Does Low TDS Mean Better Water?
Extremely low TDS does not automatically equal superior quality. Ultra-pure water lacks buffering capacity and may taste flat. In some cases, very low mineral content increases corrosivity.
Balanced mineral composition often provides optimal taste and stability. Many bottled water producers adjust mineral profiles intentionally after purification to achieve desirable flavor.
The goal lies in appropriate TDS levels for the intended application, not simply the lowest possible number.
TDS and Environmental Sustainability
Water treatment processes that reduce TDS, such as reverse osmosis, may generate concentrate waste streams. Operators must manage these responsibly to minimize environmental impact.
Efficient system design includes:
- Recovery optimization
- Concentrate recycling when feasible
- Regular maintenance to prevent unnecessary waste
Sustainable practices protect both infrastructure and surrounding ecosystems.

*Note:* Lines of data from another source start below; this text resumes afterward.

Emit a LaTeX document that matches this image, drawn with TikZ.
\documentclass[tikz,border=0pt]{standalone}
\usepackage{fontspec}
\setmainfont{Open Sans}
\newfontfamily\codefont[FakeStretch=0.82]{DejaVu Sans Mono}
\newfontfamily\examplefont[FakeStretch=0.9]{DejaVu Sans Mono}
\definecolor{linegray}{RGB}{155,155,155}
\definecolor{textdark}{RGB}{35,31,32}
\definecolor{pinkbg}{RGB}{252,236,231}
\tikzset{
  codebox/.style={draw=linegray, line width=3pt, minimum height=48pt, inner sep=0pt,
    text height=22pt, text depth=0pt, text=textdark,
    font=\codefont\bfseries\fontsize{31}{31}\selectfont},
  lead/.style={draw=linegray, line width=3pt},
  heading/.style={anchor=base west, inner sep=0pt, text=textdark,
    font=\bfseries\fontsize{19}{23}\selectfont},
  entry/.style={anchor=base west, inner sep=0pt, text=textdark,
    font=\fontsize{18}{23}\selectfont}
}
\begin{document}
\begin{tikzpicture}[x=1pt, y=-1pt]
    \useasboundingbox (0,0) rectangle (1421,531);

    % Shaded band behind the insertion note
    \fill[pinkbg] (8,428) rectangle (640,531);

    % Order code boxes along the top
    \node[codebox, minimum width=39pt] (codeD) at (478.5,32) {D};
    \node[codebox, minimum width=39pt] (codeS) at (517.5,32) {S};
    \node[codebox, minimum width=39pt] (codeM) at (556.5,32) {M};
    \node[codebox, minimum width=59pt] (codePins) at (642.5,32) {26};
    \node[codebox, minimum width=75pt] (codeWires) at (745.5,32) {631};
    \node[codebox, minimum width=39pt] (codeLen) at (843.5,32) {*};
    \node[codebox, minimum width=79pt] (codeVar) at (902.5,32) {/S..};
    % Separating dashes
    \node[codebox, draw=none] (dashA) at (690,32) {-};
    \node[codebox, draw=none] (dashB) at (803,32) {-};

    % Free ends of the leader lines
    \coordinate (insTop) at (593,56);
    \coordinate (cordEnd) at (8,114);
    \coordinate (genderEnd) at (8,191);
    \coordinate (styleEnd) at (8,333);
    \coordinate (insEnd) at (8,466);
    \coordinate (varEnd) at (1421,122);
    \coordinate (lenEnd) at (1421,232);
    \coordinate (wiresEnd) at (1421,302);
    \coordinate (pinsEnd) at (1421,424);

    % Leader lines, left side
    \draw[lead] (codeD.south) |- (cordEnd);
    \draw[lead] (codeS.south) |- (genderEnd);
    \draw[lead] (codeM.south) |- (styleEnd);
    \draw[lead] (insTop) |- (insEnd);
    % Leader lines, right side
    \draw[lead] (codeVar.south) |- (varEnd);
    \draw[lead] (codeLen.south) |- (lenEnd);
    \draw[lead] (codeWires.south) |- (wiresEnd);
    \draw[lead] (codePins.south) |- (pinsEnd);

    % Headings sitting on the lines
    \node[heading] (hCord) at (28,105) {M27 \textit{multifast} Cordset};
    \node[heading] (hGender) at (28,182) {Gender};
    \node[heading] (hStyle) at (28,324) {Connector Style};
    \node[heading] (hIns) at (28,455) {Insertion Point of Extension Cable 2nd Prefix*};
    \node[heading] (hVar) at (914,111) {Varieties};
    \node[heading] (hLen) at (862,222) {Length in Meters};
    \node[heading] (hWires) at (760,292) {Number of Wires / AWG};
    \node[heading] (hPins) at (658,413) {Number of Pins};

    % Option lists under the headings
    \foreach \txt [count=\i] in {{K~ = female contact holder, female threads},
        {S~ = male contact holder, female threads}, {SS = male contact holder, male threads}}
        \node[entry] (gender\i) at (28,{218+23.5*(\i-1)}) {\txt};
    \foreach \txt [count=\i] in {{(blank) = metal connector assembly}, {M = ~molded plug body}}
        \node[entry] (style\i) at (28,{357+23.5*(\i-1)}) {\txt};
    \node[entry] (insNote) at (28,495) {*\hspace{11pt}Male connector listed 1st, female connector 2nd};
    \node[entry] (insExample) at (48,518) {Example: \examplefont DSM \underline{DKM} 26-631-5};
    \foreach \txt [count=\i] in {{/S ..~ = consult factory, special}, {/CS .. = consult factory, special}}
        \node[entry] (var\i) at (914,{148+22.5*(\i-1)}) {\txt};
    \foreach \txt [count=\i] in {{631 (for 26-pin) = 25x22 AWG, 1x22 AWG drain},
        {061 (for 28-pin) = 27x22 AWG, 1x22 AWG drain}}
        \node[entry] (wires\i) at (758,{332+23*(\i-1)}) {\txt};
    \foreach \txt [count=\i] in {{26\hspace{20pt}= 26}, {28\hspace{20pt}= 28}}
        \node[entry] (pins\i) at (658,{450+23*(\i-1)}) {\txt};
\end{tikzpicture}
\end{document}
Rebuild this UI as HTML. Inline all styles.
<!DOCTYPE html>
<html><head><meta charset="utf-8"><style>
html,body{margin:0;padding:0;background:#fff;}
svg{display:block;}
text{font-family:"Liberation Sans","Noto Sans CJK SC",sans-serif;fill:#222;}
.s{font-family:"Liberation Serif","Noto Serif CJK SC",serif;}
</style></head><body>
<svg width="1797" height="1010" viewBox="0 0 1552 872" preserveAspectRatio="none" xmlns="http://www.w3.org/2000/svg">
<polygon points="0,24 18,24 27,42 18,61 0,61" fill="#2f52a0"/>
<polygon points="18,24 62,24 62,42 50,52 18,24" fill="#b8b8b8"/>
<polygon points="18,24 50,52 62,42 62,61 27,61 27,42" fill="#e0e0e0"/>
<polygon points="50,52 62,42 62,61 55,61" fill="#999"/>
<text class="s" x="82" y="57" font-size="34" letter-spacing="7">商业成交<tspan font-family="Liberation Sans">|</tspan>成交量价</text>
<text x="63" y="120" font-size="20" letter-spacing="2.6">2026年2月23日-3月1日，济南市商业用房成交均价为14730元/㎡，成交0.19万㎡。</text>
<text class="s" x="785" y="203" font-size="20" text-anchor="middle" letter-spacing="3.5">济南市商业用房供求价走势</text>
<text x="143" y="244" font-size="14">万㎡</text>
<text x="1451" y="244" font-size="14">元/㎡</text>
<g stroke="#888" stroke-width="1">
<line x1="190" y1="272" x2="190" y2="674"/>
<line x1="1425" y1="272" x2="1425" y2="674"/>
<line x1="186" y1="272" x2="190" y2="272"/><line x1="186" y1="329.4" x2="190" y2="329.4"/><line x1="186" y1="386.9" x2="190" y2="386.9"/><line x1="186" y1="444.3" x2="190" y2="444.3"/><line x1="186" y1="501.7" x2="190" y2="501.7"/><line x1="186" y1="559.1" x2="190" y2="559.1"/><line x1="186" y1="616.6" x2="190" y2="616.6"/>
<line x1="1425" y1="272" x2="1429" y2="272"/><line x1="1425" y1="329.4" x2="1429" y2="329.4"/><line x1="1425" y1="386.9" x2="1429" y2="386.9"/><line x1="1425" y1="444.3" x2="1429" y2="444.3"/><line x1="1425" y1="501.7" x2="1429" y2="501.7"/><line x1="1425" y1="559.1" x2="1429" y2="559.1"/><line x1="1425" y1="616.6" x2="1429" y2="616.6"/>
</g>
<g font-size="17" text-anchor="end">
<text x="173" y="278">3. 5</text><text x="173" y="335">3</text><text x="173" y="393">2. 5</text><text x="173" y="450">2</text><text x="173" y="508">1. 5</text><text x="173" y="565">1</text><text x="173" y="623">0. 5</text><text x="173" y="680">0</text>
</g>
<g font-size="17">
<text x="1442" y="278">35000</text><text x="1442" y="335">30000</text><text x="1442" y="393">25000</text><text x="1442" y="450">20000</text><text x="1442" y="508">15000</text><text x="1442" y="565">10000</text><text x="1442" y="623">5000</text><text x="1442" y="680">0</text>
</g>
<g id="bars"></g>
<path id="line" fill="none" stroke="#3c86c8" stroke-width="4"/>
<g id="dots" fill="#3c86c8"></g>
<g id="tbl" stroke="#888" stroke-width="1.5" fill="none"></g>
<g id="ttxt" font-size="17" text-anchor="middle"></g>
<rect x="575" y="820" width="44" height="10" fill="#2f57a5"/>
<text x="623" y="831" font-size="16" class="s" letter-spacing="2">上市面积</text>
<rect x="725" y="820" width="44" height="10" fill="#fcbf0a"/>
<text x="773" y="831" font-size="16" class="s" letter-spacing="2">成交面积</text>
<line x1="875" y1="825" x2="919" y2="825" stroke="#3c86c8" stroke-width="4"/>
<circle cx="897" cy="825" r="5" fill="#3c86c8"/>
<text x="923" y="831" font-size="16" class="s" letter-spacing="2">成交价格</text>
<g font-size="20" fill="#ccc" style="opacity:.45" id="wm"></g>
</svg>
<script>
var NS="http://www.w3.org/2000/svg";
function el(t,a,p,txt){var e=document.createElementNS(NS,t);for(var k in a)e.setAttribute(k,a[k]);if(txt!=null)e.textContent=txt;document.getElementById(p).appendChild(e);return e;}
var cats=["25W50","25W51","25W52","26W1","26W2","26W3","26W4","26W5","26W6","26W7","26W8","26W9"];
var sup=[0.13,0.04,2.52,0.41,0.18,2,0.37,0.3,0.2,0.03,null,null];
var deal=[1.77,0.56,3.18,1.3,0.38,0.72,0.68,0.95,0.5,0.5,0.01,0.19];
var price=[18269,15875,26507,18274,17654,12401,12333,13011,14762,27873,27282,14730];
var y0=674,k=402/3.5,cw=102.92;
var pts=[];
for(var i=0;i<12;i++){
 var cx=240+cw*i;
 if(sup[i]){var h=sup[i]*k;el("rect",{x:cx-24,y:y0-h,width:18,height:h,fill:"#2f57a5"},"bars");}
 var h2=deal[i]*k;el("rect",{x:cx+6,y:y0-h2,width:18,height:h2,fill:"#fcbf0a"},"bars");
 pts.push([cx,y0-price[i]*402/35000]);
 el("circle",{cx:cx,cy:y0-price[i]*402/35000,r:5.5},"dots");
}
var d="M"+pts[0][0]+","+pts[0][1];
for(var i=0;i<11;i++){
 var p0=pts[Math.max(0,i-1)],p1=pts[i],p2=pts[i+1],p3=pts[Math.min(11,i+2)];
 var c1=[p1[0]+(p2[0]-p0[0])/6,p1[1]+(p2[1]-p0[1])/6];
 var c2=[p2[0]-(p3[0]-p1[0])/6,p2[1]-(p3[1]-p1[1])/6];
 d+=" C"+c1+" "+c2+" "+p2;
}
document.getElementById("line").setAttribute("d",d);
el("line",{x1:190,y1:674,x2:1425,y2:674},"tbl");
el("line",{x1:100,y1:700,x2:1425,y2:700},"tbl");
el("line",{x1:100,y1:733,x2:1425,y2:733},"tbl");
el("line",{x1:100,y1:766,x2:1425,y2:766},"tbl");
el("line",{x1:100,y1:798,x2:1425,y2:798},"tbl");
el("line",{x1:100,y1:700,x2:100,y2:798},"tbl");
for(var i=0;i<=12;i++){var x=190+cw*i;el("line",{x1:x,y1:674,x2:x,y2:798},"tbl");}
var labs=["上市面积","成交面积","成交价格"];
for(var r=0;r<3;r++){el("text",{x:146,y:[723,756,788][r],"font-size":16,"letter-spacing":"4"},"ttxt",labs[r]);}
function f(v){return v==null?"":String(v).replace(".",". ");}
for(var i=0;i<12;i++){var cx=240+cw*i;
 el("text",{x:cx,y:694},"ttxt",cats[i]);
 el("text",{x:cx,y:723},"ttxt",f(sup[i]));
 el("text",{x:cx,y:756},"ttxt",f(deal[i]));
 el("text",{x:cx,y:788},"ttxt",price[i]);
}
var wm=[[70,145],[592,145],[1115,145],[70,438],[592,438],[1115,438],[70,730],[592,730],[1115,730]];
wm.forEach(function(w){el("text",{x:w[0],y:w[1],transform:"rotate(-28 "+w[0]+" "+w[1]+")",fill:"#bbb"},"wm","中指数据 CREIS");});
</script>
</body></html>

Signs That TDS Levels May Be Problematic
Watch for indicators that suggest elevated dissolved solids:
- White scale deposits on fixtures
- Bitter or salty taste
- Reduced soap lather
- Cloudy glassware
- Frequent appliance repairs
Testing confirms whether TDS contributes to these issues.
Conclusion
Total Dissolved Solids provide a powerful snapshot of water chemistry. While the number alone does not identify individual contaminants, it reveals the overall mineral concentration and signals whether further testing or treatment may be necessary. From residential kitchens to industrial boilers, TDS monitoring supports better performance, improved taste, and longer equipment life.
By measuring TDS regularly and interpreting results within proper context, property owners and professionals maintain control over water quality rather than reacting to unexpected problems. Consistent evaluation transforms a simple reading into a valuable management tool for health, infrastructure, and operational reliability.